Prepared Statement of Ranking Member Chuck Grassley of Iowa

U.S. Senate Committee on the Judiciary

Hearing on "Protecting Those Who Protect Us: The Bulletproof Vest

Partnership Grant Program"

Wednesday, February 15, 2012

Mr. Chairman, thank you for holding today's hearing.  Law enforcement officers across the country risk their lives every day to ensure that our neighborhoods and communities are safe.  Unfortunately, the tragic reality is that law enforcement officers are often placed in situations confronting dangerous criminals that are intent on harming anyone who tries to stop them.  Last year alone 164 law enforcement officers were lost in the line of duty, there were another 162 officers lost in 2010.  We owe these men and women, and their families, a debt of gratitude.

This hearing is to discuss the reauthorization of the Bulletproof Vest Partnership program at the Justice Department.  The program was created by Congress in 1998 and was designed to provide federal matching funds to law enforcement agencies across the country to purchase body armor.

By many measures, the program has been successful in getting body armor to state and local agencies that request the matching funds.  The program has reimbursed law enforcement agencies with nearly $247 million that has purchased nearly 1 million vests.  This is important because these vests save lives, not just from bullets, but from other injuries, such as car accidents and assaults that occur in the line of duty.

Any program that helps save lives of law enforcement officers is important and should be reauthorized.  However, that does not mean that we should simply write a blank check on the taxpayers dime without determining what is and what isn't working in the program.

For example, one of the biggest concerns with purchasing body armor has been ensuring that the vests purchased are actually worn by the officers on the street.  We can authorize as much funding as we want, buy as many vests as the taxpayers can afford, but if the vests aren't on at the moment they are needed, those purchases don't matter.  For this very reason, the Bureau of Justice Assistance has a mandatory wear policy on vests that are procured through the program.

This is an important provision and one that makes sense, but according to testimony we'll hear from the Government Accountability Office (GAO) this mandatory wear policy only applies to vests funded under the Bulletproof Vest Partnership program.  It does not apply to body armor purchased through other programs like the Byrne Justice Assistance Grant program.  This is an inconsistency that needs to be addressed to ensure that officer safety is a priority when federal funds are used to purchase body armor.

In addition to reviewing the program to ensure vests are worn, we also need to take a look at how this program is being managed by the Justice Department.  According to GAO's testimony, and a report released today in conjunction with the hearing, the Department's management of this program needs to be improved.

Specifically, multiple grant programs can be used to purchase body armor with federal funds, yet the programs have differing requirements on matching funds, wear policies, and standards for purchasing approved body armor.  These inconsistencies should be fixed to ensure that minimum standards for both programs are uniform.
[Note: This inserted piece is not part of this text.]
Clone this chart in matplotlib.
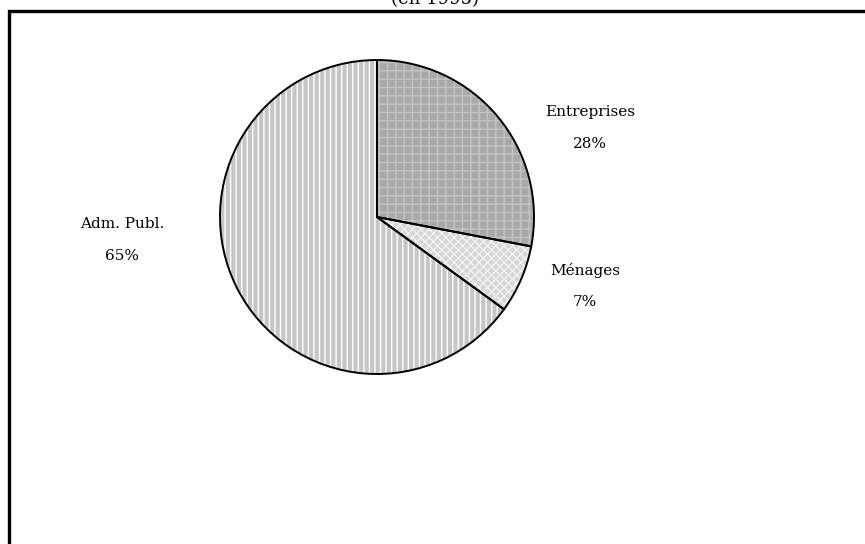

GAO also found that the Justice Department needs to address the financial bookkeeping of this program.  GAO found that the Department has consistently failed to deobligate expired money in the Bulletproof Vest Partnership program for over a decade.  Some of these funds trace back to Fiscal Year 2002 and have not been expended.  All in all, GAO found that there is $27 million in balances from grants awarded from FY2002-FY2009.

Further, GAO found that in 2009, there was an additional $14 million in funds from the program that were officially deobligated and used to pay down a recession in the Department's budget.  So, according to GAO, funds Congress specifically appropriated for the program to purchase body armor were never used to actually purchase vests.  This is a serious matter and one that needs to be addressed immediately.

Unfortunately, according to GAO, the Department has said that they don't yet know what they'll do with the $27 million available for de-obligation and they may not know what to do with it until September 2012.  Any reauthorization of the program should ensure that the Department uses these funds to buy more vests, or pay down the national debt, not just sit on them for another decade.

Officer safety is paramount and we should do all we can to make sure officers on the street have body armor.  However, we must also ensure that taxpayer dollars are monitored and managed effectively by the Justice Department.  We can and must do both.  Reauthorizing this program affords us that opportunity.

I look forward to working on this reauthorization and to hearing the testimony of the witnesses.  I thank all the witnesses for being here today.  I also want to thank the GAO for expediting the release of their report so that we could discuss it here today.